Clydesdale pays £250,000 to firm in loan mis-selling case
CLYDESDALE Bank has paid out £250,000 to a small Scottish business after the Financial Ombudsman Service rejected the bank’s claim that it had not mis-sold a complex loan which fell outside the scope of the banking review.
The Herald understands that seven further SMEs with similar cases have received the backing of the FOS in provisional adjudications.
Clydesdale has always denied that its fixed-rate tailored business loans (TBLs) contain swaps or derivatives, or were ever mis-sold, though last month it raised compensation provisions for loans which did contain swaps as well as “certain TBLs” from £36 million to £128 million.
The bank was among the bigger sellers of the estimated 60,000 “hidden swap” loans which the Treasury Committee is currently investigating.

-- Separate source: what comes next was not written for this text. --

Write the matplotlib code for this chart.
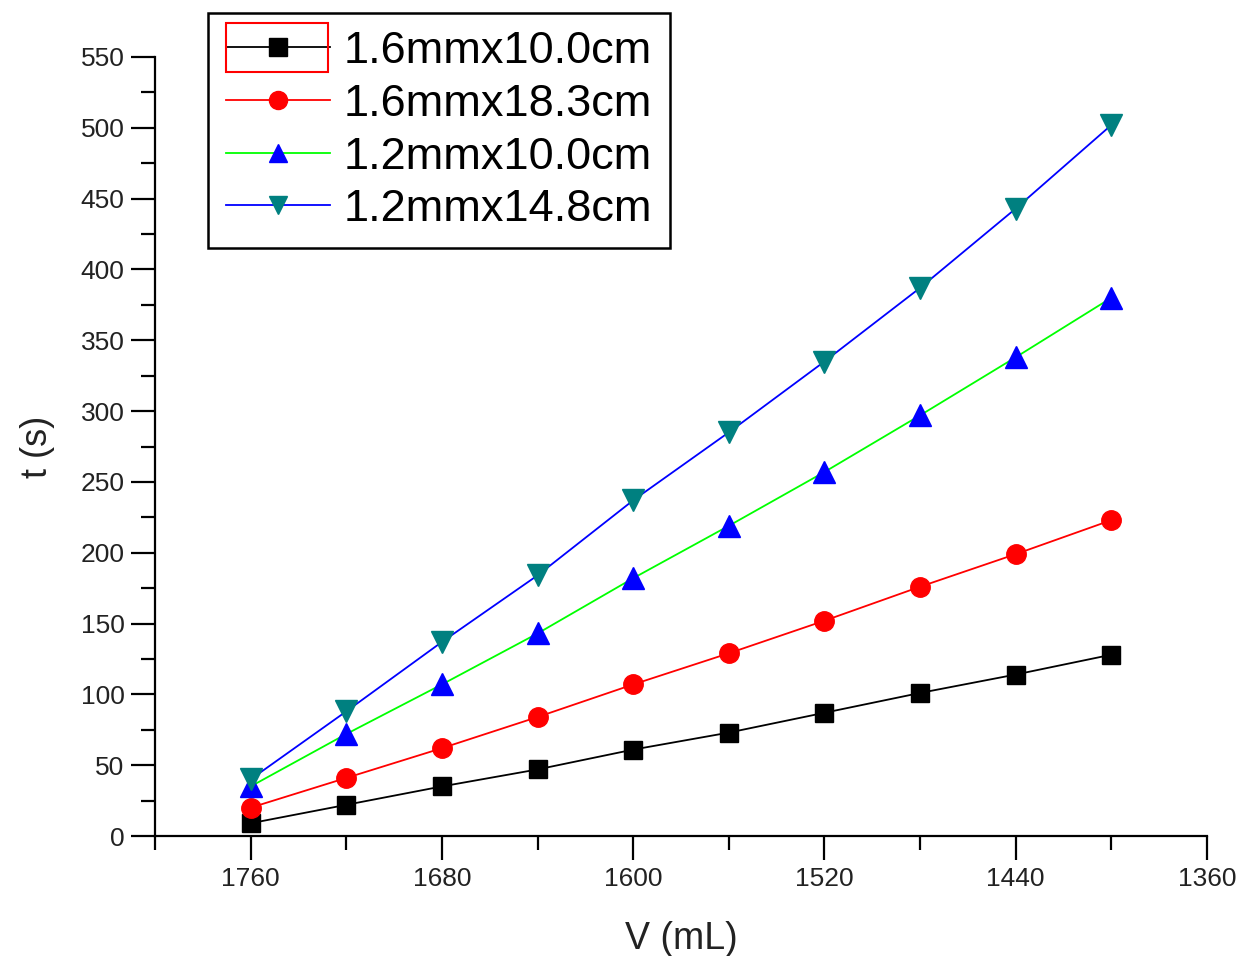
import matplotlib
matplotlib.use('Agg')
import matplotlib.pyplot as plt
from matplotlib.ticker import MultipleLocator
from matplotlib.patches import Rectangle

plt.rcParams['font.family'] = ['Liberation Sans', 'DejaVu Sans']

# volume readings (mL), same for every tube
volume = [1760, 1720, 1680, 1640, 1600, 1560, 1520, 1480, 1440, 1400]

# drain time (s) per tube
t_16_100 = [9, 22, 35, 47, 61, 73, 87, 101, 114, 128]
t_16_183 = [20, 41, 62, 84, 107, 129, 152, 176, 199, 223]
t_12_100 = [35, 72, 107, 143, 182, 219, 257, 297, 338, 380]
t_12_148 = [40, 88, 137, 184, 237, 285, 335, 387, 443, 502]

labels = ['1.6mmx10.0cm', '1.6mmx18.3cm', '1.2mmx10.0cm', '1.2mmx14.8cm']

fig = plt.figure(figsize=(12.43, 9.56), dpi=100)
ax = fig.add_axes([155/1243, 1 - 836/956, (1207 - 155)/1243, (836 - 57)/956])

ax.plot(volume, t_16_100, color='black', lw=1.3, marker='s', ms=13,
        mfc='black', mec='black', label=labels[0])
ax.plot(volume, t_16_183, color='red', lw=1.3, marker='o', ms=14,
        mfc='red', mec='red', label=labels[1])
ax.plot(volume, t_12_100, color='#00ff00', lw=1.3, marker='^', ms=16,
        mfc='blue', mec='blue', label=labels[2])
ax.plot(volume, t_12_148, color='blue', lw=1.3, marker='v', ms=16,
        mfc='#008080', mec='#008080', label=labels[3])

ax.set_xlim(1800, 1360)
ax.set_ylim(0, 550)
ax.xaxis.set_major_locator(MultipleLocator(80))
ax.xaxis.set_minor_locator(MultipleLocator(40))
ax.yaxis.set_major_locator(MultipleLocator(50))
ax.yaxis.set_minor_locator(MultipleLocator(25))

for s in ['top', 'right']:
    ax.spines[s].set_visible(False)
for s in ['left', 'bottom']:
    ax.spines[s].set_linewidth(1.6)
ax.tick_params(which='major', direction='out', length=17, width=1.6,
               labelsize=19, labelcolor='#222222', pad=5)
ax.tick_params(which='minor', direction='out', length=10, width=1.6)
ax.set_xlabel('V (mL)', fontsize=27, color='#222222', labelpad=22)
ax.set_ylabel('t (s)', fontsize=26, color='#222222', labelpad=18)

leg = ax.legend(loc='upper left', bbox_to_anchor=(208/1243, 1 - 13/956),
                bbox_transform=fig.transFigure, fontsize=32.5, frameon=True,
                fancybox=False, edgecolor='black', framealpha=1,
                handlelength=2.3, handletextpad=0.3, borderpad=0.4,
                labelspacing=0.26, borderaxespad=0)
leg.get_frame().set_linewidth(1.8)
for h in leg.legend_handles:
    h.set_markersize(13)

# selection box drawn around the first legend handle
fig.patches.append(Rectangle((226/1243, 1 - 72/956), 102/1243, 49/956,
                             transform=fig.transFigure, fill=False,
                             edgecolor='red', lw=1.5, zorder=10))

fig.savefig('out.png', dpi=100)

The Financial Conduct Authority has admitted that such loans can damage SMEs in much the same way as the 30,000 interest rate-hedging products which, it has found, were 92 per cent mis-sold and require payments of around £2 billion in redress.
But meanwhile those SMEs have to resort to the ombudsman or the courts. The Clydesdale’s chief executive David Thorburn, who appears today before the Treasury Committee’s inquiry into SME banking, said last month the bank had to “make sure that in everything you do with customers you are clear, straightforward to deal with and fair so they trust you more than people trust banks today”.
The £250,000 payout relates to a Clydesdale customer who as recently as 2009 was persuaded to move two of their loans onto five and ten-year TBLs, whilst keeping one loan floating.
But in 2012 the bank said it was exiting all property lending and the floating loan would have to be repaid, forcing the business to find £320,000 and also to re-bank.
The owner, who requested anonymity, said: “We shopped around, and Bank of Scotland could not wait to get us as customers.”
However repaying the £1.2million of TBLs triggered a break fee, which the business says it was never clearly warned of, amounting to £182,000.
The SME first complained to the ombudsman in March 2013.
Now it has received a provisional adjudication that the bank should have treated all the loans as three-year fixed rate, and must refund almost £250,000.
Clydesdale borrowers first began to raise the alarm in July 2012.
Then in February 2013 The Herald revealed that fixed-rate TBLs would be excluded from the regulator’s bank-led review as they were classified as commercial loans.
Earlier this year MPs on the Treasury Committee called for the “hidden swap” loans to be brought within regulation.
In April a survey by campaign group Bully Banks, which has more than 2,000 members, found 97 per cent of businesses reporting an adverse impact from a hidden swap loan and 63 per cent saying the effects were “serious”.
Half the loans in the sample were sold by the Clydesdale and Yorkshire banks and a quarter by Royal Bank of Scotland.
Clydesdale Bank says it always tries to maintain a constructive dialogue with its customers and investigates all complaints thoroughly with a view to reaching a fair and reasonable outcome.
On whether the bank accepts the FOS decisions, a spokesman said: “Every case is dealt with on its own merits.
“Under the FOS process both parties have the right to accept provisional decisions or request further investigations, in some instances it will be appropriate for either party to do that.”